[start]

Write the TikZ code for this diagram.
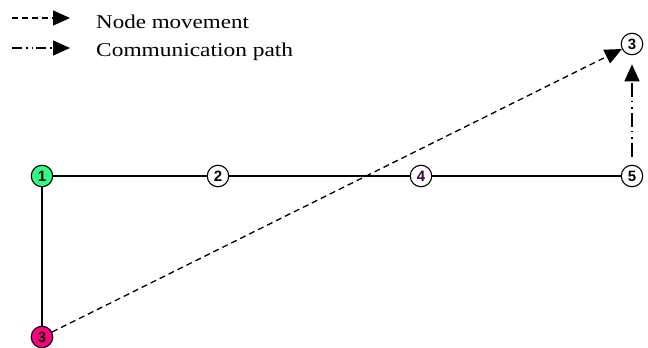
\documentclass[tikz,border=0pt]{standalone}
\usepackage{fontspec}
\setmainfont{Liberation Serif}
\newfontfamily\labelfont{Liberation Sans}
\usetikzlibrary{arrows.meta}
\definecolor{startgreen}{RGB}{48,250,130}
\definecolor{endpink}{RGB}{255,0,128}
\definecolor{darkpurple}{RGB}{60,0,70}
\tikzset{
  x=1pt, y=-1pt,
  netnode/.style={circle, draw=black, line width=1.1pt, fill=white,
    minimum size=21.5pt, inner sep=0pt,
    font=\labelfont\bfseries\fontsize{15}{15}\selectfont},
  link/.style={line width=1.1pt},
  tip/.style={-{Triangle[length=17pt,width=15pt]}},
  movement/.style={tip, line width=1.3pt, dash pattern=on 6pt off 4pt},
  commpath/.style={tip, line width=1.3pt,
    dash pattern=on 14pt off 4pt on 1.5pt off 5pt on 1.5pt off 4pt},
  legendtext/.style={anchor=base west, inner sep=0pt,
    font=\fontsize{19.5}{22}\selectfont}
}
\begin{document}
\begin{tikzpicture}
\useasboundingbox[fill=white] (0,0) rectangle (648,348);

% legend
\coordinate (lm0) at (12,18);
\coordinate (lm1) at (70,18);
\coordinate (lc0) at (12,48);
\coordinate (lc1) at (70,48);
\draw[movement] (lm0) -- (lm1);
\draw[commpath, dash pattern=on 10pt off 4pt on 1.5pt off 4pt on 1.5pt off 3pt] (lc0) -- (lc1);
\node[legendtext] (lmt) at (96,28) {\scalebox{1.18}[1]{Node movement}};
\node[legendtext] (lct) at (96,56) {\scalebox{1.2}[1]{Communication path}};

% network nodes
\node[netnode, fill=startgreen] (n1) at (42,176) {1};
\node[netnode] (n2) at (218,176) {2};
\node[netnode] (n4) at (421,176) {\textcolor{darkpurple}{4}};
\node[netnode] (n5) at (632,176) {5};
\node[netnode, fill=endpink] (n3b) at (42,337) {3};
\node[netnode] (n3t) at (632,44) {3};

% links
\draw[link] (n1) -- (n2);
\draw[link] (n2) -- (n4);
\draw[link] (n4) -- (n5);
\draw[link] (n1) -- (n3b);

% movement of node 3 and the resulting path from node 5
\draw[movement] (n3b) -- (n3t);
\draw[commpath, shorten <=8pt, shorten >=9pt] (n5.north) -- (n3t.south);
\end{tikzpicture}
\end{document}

[end]

(PROBLEM TO SOLVE):
Return the full material word for word. Do not include the pictures.

(ANSWER FOR THE TASK):
Write the TikZ code for this diagram.
\documentclass[tikz,border=0pt]{standalone}
\usepackage{fontspec}
\setmainfont{Liberation Serif}
\newfontfamily\labelfont{Liberation Sans}
\usetikzlibrary{arrows.meta}
\definecolor{startgreen}{RGB}{48,250,130}
\definecolor{endpink}{RGB}{255,0,128}
\definecolor{darkpurple}{RGB}{60,0,70}
\tikzset{
  x=1pt, y=-1pt,
  netnode/.style={circle, draw=black, line width=1.1pt, fill=white,
    minimum size=21.5pt, inner sep=0pt,
    font=\labelfont\bfseries\fontsize{15}{15}\selectfont},
  link/.style={line width=1.1pt},
  tip/.style={-{Triangle[length=17pt,width=15pt]}},
  movement/.style={tip, line width=1.3pt, dash pattern=on 6pt off 4pt},
  commpath/.style={tip, line width=1.3pt,
    dash pattern=on 14pt off 4pt on 1.5pt off 5pt on 1.5pt off 4pt},
  legendtext/.style={anchor=base west, inner sep=0pt,
    font=\fontsize{19.5}{22}\selectfont}
}
\begin{document}
\begin{tikzpicture}
\useasboundingbox[fill=white] (0,0) rectangle (648,348);

% legend
\coordinate (lm0) at (12,18);
\coordinate (lm1) at (70,18);
\coordinate (lc0) at (12,48);
\coordinate (lc1) at (70,48);
\draw[movement] (lm0) -- (lm1);
\draw[commpath, dash pattern=on 10pt off 4pt on 1.5pt off 4pt on 1.5pt off 3pt] (lc0) -- (lc1);
\node[legendtext] (lmt) at (96,28) {\scalebox{1.18}[1]{Node movement}};
\node[legendtext] (lct) at (96,56) {\scalebox{1.2}[1]{Communication path}};

% network nodes
\node[netnode, fill=startgreen] (n1) at (42,176) {1};
\node[netnode] (n2) at (218,176) {2};
\node[netnode] (n4) at (421,176) {\textcolor{darkpurple}{4}};
\node[netnode] (n5) at (632,176) {5};
\node[netnode, fill=endpink] (n3b) at (42,337) {3};
\node[netnode] (n3t) at (632,44) {3};

% links
\draw[link] (n1) -- (n2);
\draw[link] (n2) -- (n4);
\draw[link] (n4) -- (n5);
\draw[link] (n1) -- (n3b);

% movement of node 3 and the resulting path from node 5
\draw[movement] (n3b) -- (n3t);
\draw[commpath, shorten <=8pt, shorten >=9pt] (n5.north) -- (n3t.south);
\end{tikzpicture}
\end{document}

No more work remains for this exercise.